Early-stage startups rarely get the chance to be in the same room as the people shaping the future of technology, and Cambridge Tech Week is one of those rare exceptions. Held across a couple of days this September, it drew thousands of attendees from across the world, from founders and investors to researchers, policymakers, and some of the most respected names in the global tech ecosystem. It is not a conference in the traditional sense. It feels more like a collision of ideas, people, and ambition, all gathered in one of the world's most storied centres of innovation.

For Ked-AI, being shortlisted for the Innovation Alley Pitch Competition out of hundreds of global applicants was a moment worth pausing on, not because it defined us, but because of where we were when it happened. We were early, still building, still figuring things out, and yet something about what we were creating was compelling enough to earn a place among some of the most promising startups in the world.

What the week was actually like

The conferences, roundtables and debates centred largely on AI. They centred on its potential and its complexity, how to integrate it meaningfully, how to manage its risks, and how to ensure that the technology serves people rather than the other way around.
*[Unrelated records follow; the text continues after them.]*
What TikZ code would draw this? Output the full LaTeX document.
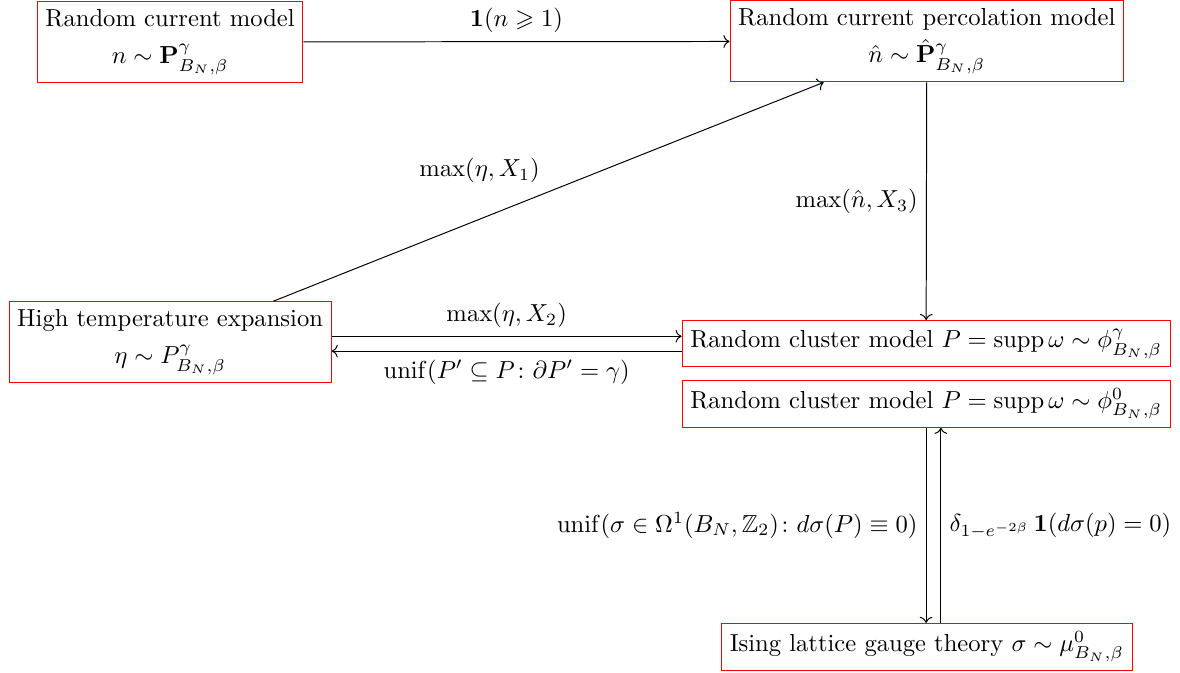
\documentclass[tikz,border=0pt]{standalone}
\usepackage{amsmath,amssymb,amsfonts}
\usepackage{tikz}
\usetikzlibrary{arrows.meta,positioning,calc}
\usepackage{xcolor}

\begin{document}
\begin{tikzpicture}[
  model/.style={draw=red,align=center,inner sep=3.33pt},
  every node/.style={font=\normalsize}]
  \useasboundingbox (0,0) rectangle (16.857,-9.614);
  \node[model] (RC) at (2.43,-0.60) {Random current model\\[3pt] $n\sim\mathbf{P}^{\gamma}_{B_N,\beta}$};
  \node[model] (RCP) at (13.24,-0.59) {Random current percolation model\\[3pt] $\hat n\sim\hat{\mathbf{P}}^{\gamma}_{B_N,\beta}$};
  \node[model] (HTE) at (2.43,-4.89) {High temperature expansion\\[3pt] $\eta\sim P^{\gamma}_{B_N,\beta}$};
  \node[model] (RCMg) at (13.23,-4.91) {Random cluster model $P=\operatorname{supp}\omega\sim\phi^{\gamma}_{B_N,\beta}$};
  \node[model] (RCMz) at (13.23,-5.77) {Random cluster model $P=\operatorname{supp}\omega\sim\phi^{0}_{B_N,\beta}$};
  \node[model] (IS) at (13.24,-9.24) {Ising lattice gauge theory $\sigma\sim\mu^{0}_{B_N,\beta}$};
  \draw[->] (RC) -- node[above]{$\mathbf{1}(n\geqslant 1)$} (RCP);
  \draw[->] (HTE) -- node[above left]{$\max(\eta,X_1)$} (RCP);
  \draw[->] (RCP) -- node[left]{$\max(\hat n,X_3)$} (RCMg);
  \draw[->] ([yshift=3pt]RCMg.west -| HTE.east) -- node[above]{$\max(\eta,X_2)$} ([yshift=3pt]RCMg.west);
  \draw[->] ([yshift=-3pt]RCMg.west) -- node[below]{$\operatorname{unif}(P'\subseteq P\colon \partial P'=\gamma)$} ([yshift=-3pt]RCMg.west -| HTE.east);
  \draw[->] (RCMz.south) -- node[left]{$\operatorname{unif}(\sigma\in\Omega^1(B_N,\mathbb{Z}_2)\colon d\sigma(P)\equiv 0)$} (RCMz.south |- IS.north);
  \draw[->] ([xshift=6pt]RCMz.south |- IS.north) -- node[right]{$\delta_{1-e^{-2\beta}}\,\mathbf{1}(d\sigma(p)=0)$} ([xshift=6pt]RCMz.south);
\end{tikzpicture}
\end{document}
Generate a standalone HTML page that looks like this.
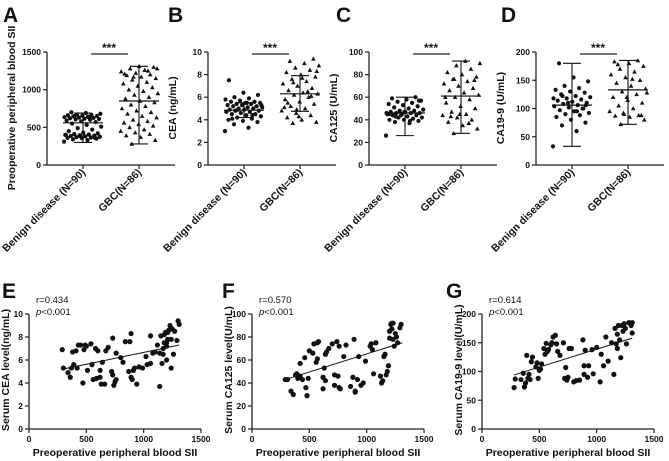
<!DOCTYPE html>
<html><head><meta charset="utf-8">
<style>
html,body{margin:0;padding:0;background:#fff;}
svg{display:block;font-family:"Liberation Sans",Arial,sans-serif;}
</style></head>
<body>
<svg id="fig" width="669" height="461" viewBox="0 0 669 461" xmlns="http://www.w3.org/2000/svg"></svg>
<script>
// ---- Group comparison data (panels A-D) ----
const groupCategories = ["Benign disease (N=90)", "GBC(N=86)"];
const aBenign = [310,330,340,350,355,360,365,370,375,380,385,390,395,400,405,410,420,430,450,470,490,510,530,550,570,580,590,600,605,610,615,620,625,630,635,640,645,650,655,660,665,670,680,690,700,360,380,400,630,650];
const aGBC = [280,330,370,390,410,430,450,470,500,520,540,560,580,600,630,650,680,700,720,750,780,800,830,850,880,900,930,950,980,1000,1030,1050,1080,1100,1130,1150,1170,1190,1200,1220,1240,1260,1280,1300,1310,1210,1250,1170,1280];
const aMean = [560,850], aLow = [300,280], aHigh = [690,1310];
const bBenign = [3.0,3.3,3.6,3.8,3.9,4.0,4.1,4.2,4.3,4.4,4.5,4.5,4.6,4.7,4.7,4.8,4.8,4.9,4.9,5.0,5.0,5.1,5.1,5.2,5.2,5.3,5.3,5.4,5.4,5.5,5.5,5.6,5.6,5.7,5.8,5.9,6.0,6.2,6.4,7.5,4.4,4.9,5.3,5.5,4.1];
const bGBC = [3.7,3.8,4.0,4.2,4.4,4.6,4.8,5.0,5.2,5.4,5.6,5.8,6.0,6.2,6.3,6.4,6.6,6.8,7.0,7.2,7.4,7.6,7.8,8.0,8.2,8.4,8.6,8.8,9.0,9.2,9.4,4.3,5.1,6.5,7.3,8.3,7.7,5.5,6.1,4.9];
const bMean = [4.85,6.3], bLow = [4.2,4.75], bHigh = [5.5,7.9];
const cBenign = [26,37,38,39,40,40,41,42,42,43,44,44,45,45,46,46,46,47,47,48,48,49,50,51,52,53,54,55,56,57,58,59,60,44,46,39,43,57,47,45];
const cGBC = [28,32,35,38,40,42,44,45,47,50,52,55,58,60,62,64,66,68,70,72,74,76,78,80,82,85,88,90,92,43,75,45,60,37,76];
const cMean = [46,61], cLow = [26,28], cHigh = [60,92];
const dBenign = [33,60,70,75,80,85,88,90,92,95,97,100,102,104,106,108,110,112,114,116,118,120,122,125,128,130,133,136,140,148,155,180,100,110,118,95,122,106];
const dGBC = [72,80,85,87,88,90,95,100,105,110,115,120,125,130,135,140,145,150,155,160,165,170,175,180,183,185,92,128,152,178,88,120];
const dMean = [106,133], dLow = [33,72], dHigh = [180,185];

// ---- Correlation data (panels E-G) ----
const eSII = [290,300,340,360,370,380,390,410,420,430,450,470,480,490,500,510,540,550,560,580,590,600,620,620,630,640,660,670,690,720,730,730,740,750,760,760,800,820,840,870,880,890,890,900,910,920,940,960,990,1020,1030,1060,1060,1080,1100,1120,1140,1140,1150,1160,1170,1180,1180,1190,1200,1200,1210,1220,1230,1240,1240,1250,1260,1270,1290,1300,1310,1200,1170,1210];
const eCEA = [6.9,5.3,4.9,4.5,5.3,6.7,5.6,6.8,5.3,7.3,7.3,4.0,6.9,7.3,7.2,5.1,7.4,5.6,4.3,7.0,4.4,6.8,5.1,4.5,3.9,5.8,3.9,6.8,7.1,5.0,7.9,4.7,3.8,4.1,4.3,6.6,6.2,5.8,7.6,5.0,7.6,8.3,4.5,4.3,5.1,5.3,3.9,5.4,5.3,6.3,5.6,8.1,5.7,6.6,6.7,7.3,3.7,6.6,8.1,5.7,7.0,7.5,8.2,8.4,6.0,7.5,8.4,8.6,9.0,7.8,5.3,8.7,6.5,8.5,7.7,9.4,9.1,7.2,6.5,7.8];
const eFitX = [290,1310], eFitY = [5.2,7.3];
const fSII = [290,310,340,360,380,390,400,420,420,440,460,470,480,490,500,530,540,560,570,570,580,620,620,630,640,640,650,670,700,720,720,740,750,760,770,760,800,820,860,880,890,900,900,920,930,950,970,990,1030,1040,1050,1060,1080,1120,1130,1140,1150,1160,1170,1180,1190,1200,1200,1210,1220,1230,1240,1250,1260,1270,1290,1300,1230,1220];
const fCA125 = [43,43,33,30,47,48,44,57,46,43,62,36,29,44,68,66,74,58,61,75,76,35,45,53,42,65,67,70,74,38,47,76,46,36,35,72,63,73,37,45,78,33,32,43,63,38,40,59,72,74,69,48,75,46,40,42,63,65,47,50,55,79,85,91,92,78,72,83,80,75,88,91,92,87];
const fFitX = [290,1310], fFitY = [43,75];
const gSII = [280,290,340,360,370,380,390,400,410,420,430,440,470,480,490,500,510,520,540,550,560,570,580,600,610,620,640,650,660,680,710,720,730,740,750,760,780,800,820,850,880,890,890,900,920,930,960,970,1000,1030,1040,1060,1080,1100,1130,1150,1160,1170,1180,1190,1200,1210,1220,1230,1240,1250,1260,1280,1300,1310,1310,1180];
const gCA199 = [72,87,86,97,73,80,128,88,95,86,117,125,108,115,88,102,104,113,140,130,149,135,138,146,150,160,163,148,135,128,150,88,107,85,90,140,140,82,84,85,155,95,110,137,90,110,138,96,142,82,130,110,160,118,150,95,175,148,165,180,155,124,180,170,183,175,148,185,180,167,185,140];
const gFitX = [280,1310], gFitY = [94,158];

const NS = "http://www.w3.org/2000/svg";
const svg = document.getElementById('fig');
function el(tag, attrs, parent, text){
  const e = document.createElementNS(NS, tag);
  for (const k in attrs) e.setAttribute(k, attrs[k]);
  if (text !== undefined) e.textContent = text;
  (parent || svg).appendChild(e);
  return e;
}
function linear(d0,d1,r0,r1){ return v => r0 + (v-d0)/(d1-d0)*(r1-r0); }

function panelLabel(letter, x, y){
  const t = el('text',{x:x,y:y,'font-size':21,'font-weight':'bold',fill:'#111'},svg,letter);
  
  
}

function groupPanel(id, ax, ymax, ticks, title, benign, gbc, mean, low, high){
  const g = el('g',{});
  
  
  const y = linear(0,ymax,165,52);
  const xs = [ax+36, ax+92];
  const ya = el('line',{x1:ax,y1:y(ymax),x2:ax,y2:165,stroke:'#222','stroke-width':1.3},g);
   
  const xa = el('line',{x1:ax,y1:165,x2:ax+128,y2:165,stroke:'#222','stroke-width':1.3},g);
   
  ticks.forEach(t=>{
    el('line',{x1:ax-4,y1:y(t),x2:ax,y2:y(t),stroke:'#222','stroke-width':1.2},g);
    const tl = el('text',{x:ax-6,y:y(t)+3,'font-size':8.5,'font-weight':'bold','text-anchor':'end',fill:'#111'},g,t);
     
  });
  groupCategories.forEach((c,i)=>{
    el('line',{x1:xs[i],y1:165,x2:xs[i],y2:169,stroke:'#222','stroke-width':1.2},g);
    const tl = el('text',{x:xs[i]+3,y:173,'font-size':10.5,'font-weight':'bold','text-anchor':'end',fill:'#111',transform:`rotate(-45 ${xs[i]+3} 173)`},g,c);
     
  });
  const yt = el('text',{x:0,y:0,'font-size':10.5,'font-weight':'bold','text-anchor':'middle',fill:'#111',transform:`translate(${ax-32},108) rotate(-90)`},g,title);
   
  [benign,gbc].forEach((arr,gi)=>{
    arr.forEach((v,i)=>{
      const frac = ((i*0.6180339887 + gi*0.31) % 1);
      const off = (frac - 0.5) * 38;
      const px = xs[gi]+off, py = y(v);
      if (gi===0){
        const c = el('circle',{cx:px,cy:py,r:2.1,fill:'#111'},g);
         
      } else {
        const p = el('polygon',{points:`${px},${py-2.4} ${px-2.3},${py+1.8} ${px+2.3},${py+1.8}`,fill:'#111'},g);
         
      }
    });
  });
  [0,1].forEach(i=>{
    const m = el('line',{x1:xs[i]-20,y1:y(mean[i]),x2:xs[i]+20,y2:y(mean[i]),stroke:'#111','stroke-width':1.2},g);
     
    const w = el('line',{x1:xs[i],y1:y(low[i]),x2:xs[i],y2:y(high[i]),stroke:'#111','stroke-width':1.1},g);
     
    el('line',{x1:xs[i]-9,y1:y(low[i]),x2:xs[i]+9,y2:y(low[i]),stroke:'#111','stroke-width':1.1},g);
    el('line',{x1:xs[i]-9,y1:y(high[i]),x2:xs[i]+9,y2:y(high[i]),stroke:'#111','stroke-width':1.1},g);
  });
  const sb = el('line',{x1:ax+44,y1:54,x2:ax+81,y2:54,stroke:'#222','stroke-width':1.2},g);
   
  const st = el('text',{x:ax+62,y:52,'font-size':12,'font-weight':'bold','text-anchor':'middle',fill:'#111'},g,'***');
   
}

function scatterPanel(id, ax, ymax, ticks, title, xs, ys, fx, fy, rText){
  const g = el('g',{});
  
  
  const x = linear(0,1500,ax,ax+172);
  const y = linear(0,ymax,429,314);
  const ya = el('line',{x1:ax,y1:314,x2:ax,y2:429,stroke:'#222','stroke-width':1.3},g);
   
  const xa = el('line',{x1:ax,y1:429,x2:ax+172,y2:429,stroke:'#222','stroke-width':1.3},g);
   
  ticks.forEach(t=>{
    el('line',{x1:ax-4,y1:y(t),x2:ax,y2:y(t),stroke:'#222','stroke-width':1.2},g);
    const tl = el('text',{x:ax-6,y:y(t)+3,'font-size':8.5,'font-weight':'bold','text-anchor':'end',fill:'#111'},g,t);
     
  });
  [0,500,1000,1500].forEach(t=>{
    el('line',{x1:x(t),y1:429,x2:x(t),y2:433,stroke:'#222','stroke-width':1.2},g);
    const tl = el('text',{x:x(t),y:442,'font-size':8.5,'font-weight':'bold','text-anchor':'middle',fill:'#111'},g,t);
     
  });
  const xt = el('text',{x:ax+86,y:456,'font-size':10.5,'font-weight':'bold','text-anchor':'middle',fill:'#111'},g,'Preoperative peripheral blood SII');
   
  const yt = el('text',{x:0,y:0,'font-size':10.5,'font-weight':'bold','text-anchor':'middle',fill:'#111',transform:`translate(${ax-20},370) rotate(-90)`},g,title);
   
  xs.forEach((v,i)=>{
    const c = el('circle',{cx:x(v),cy:y(ys[i]),r:2.6,fill:'#111'},g);
     
  });
  const fl = el('line',{x1:x(fx[0]),y1:y(fy[0]),x2:x(fx[1]),y2:y(fy[1]),stroke:'#111','stroke-width':1},g);
   
  const r = el('text',{x:ax+7,y:303,'font-size':9.5,fill:'#111'},g,rText);
   
  const p = el('text',{x:ax+7,y:315,'font-size':9.5,fill:'#111'},g);
   
  el('tspan',{'font-style':'italic'},p,'p');
  el('tspan',{},p,'<0.001');
}

panelLabel('A',3,22); panelLabel('B',168,22); panelLabel('C',336,22); panelLabel('D',501,22);
panelLabel('E',2,298); panelLabel('F',222,298); panelLabel('G',446,298);

groupPanel('a',47,1500,[0,500,1000,1500],'Preoperative peripheral blood SII',aBenign,aGBC,aMean,aLow,aHigh);
groupPanel('b',208,10,[0,2,4,6,8,10],'CEA (ng/mL)',bBenign,bGBC,bMean,bLow,bHigh);
groupPanel('c',369,100,[0,20,40,60,80,100],'CA125 (U/mL)',cBenign,cGBC,cMean,cLow,cHigh);
groupPanel('d',536,200,[0,50,100,150,200],'CA19-9 (U/mL)',dBenign,dGBC,dMean,dLow,dHigh);

scatterPanel('e',29,10,[0,2,4,6,8,10],'Serum CEA level(ng/mL)',eSII,eCEA,eFitX,eFitY,'r=0.434');
scatterPanel('f',252,100,[0,20,40,60,80,100],'Serum CA125 level(U/mL)',fSII,fCA125,fFitX,fFitY,'r=0.570');
scatterPanel('g',482,200,[0,50,100,150,200],'Serum CA19-9 level(U/mL)',gSII,gCA199,gFitX,gFitY,'r=0.614');
</script>
</body></html>
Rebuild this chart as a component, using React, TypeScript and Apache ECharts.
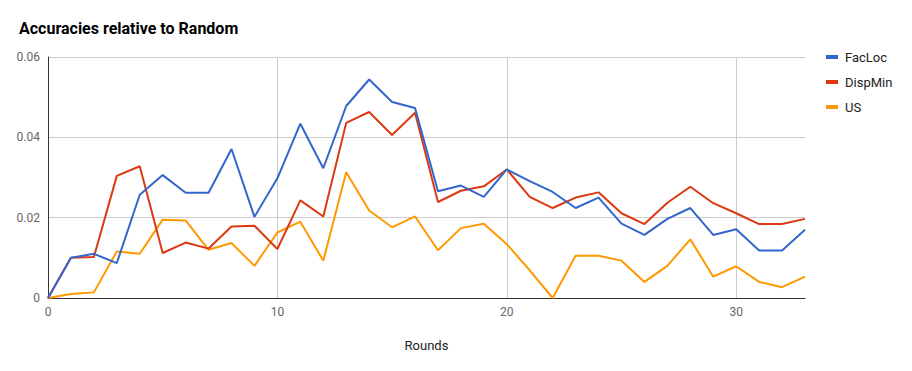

These are questions we think about constantly at Ked-AI, so being in rooms where some of the world's leading minds were wrestling with the same things was both validating and humbling in equal measure.

What struck me most was not the calibre of the speakers or the energy of Innovation Alley, though both were remarkable. It was the collaborative spirit of the whole week. In a space that could easily have been competitive and guarded, people were genuinely generous with their time, their insights, and their encouragement. For a founder in the middle of an MVP release, that kind of generosity lands differently than it might at any other point in the journey. I left with insights I am still processing, connections I genuinely value, and a clearer sense of why what we are building matters.

What it means for Ked-AI going forward

Being shortlisted at Cambridge Tech Week did not change our direction, but it reinforced it. The conversations we had, the feedback we received, and the perspectives we were exposed to all pointed toward the same thing we have been building toward: that the future of learning needs to be smarter, more personalised, and more connected than anything that currently exists. We are still early in that journey, but we are building something real, and Cambridge Tech Week reminded us that the right people are beginning to notice.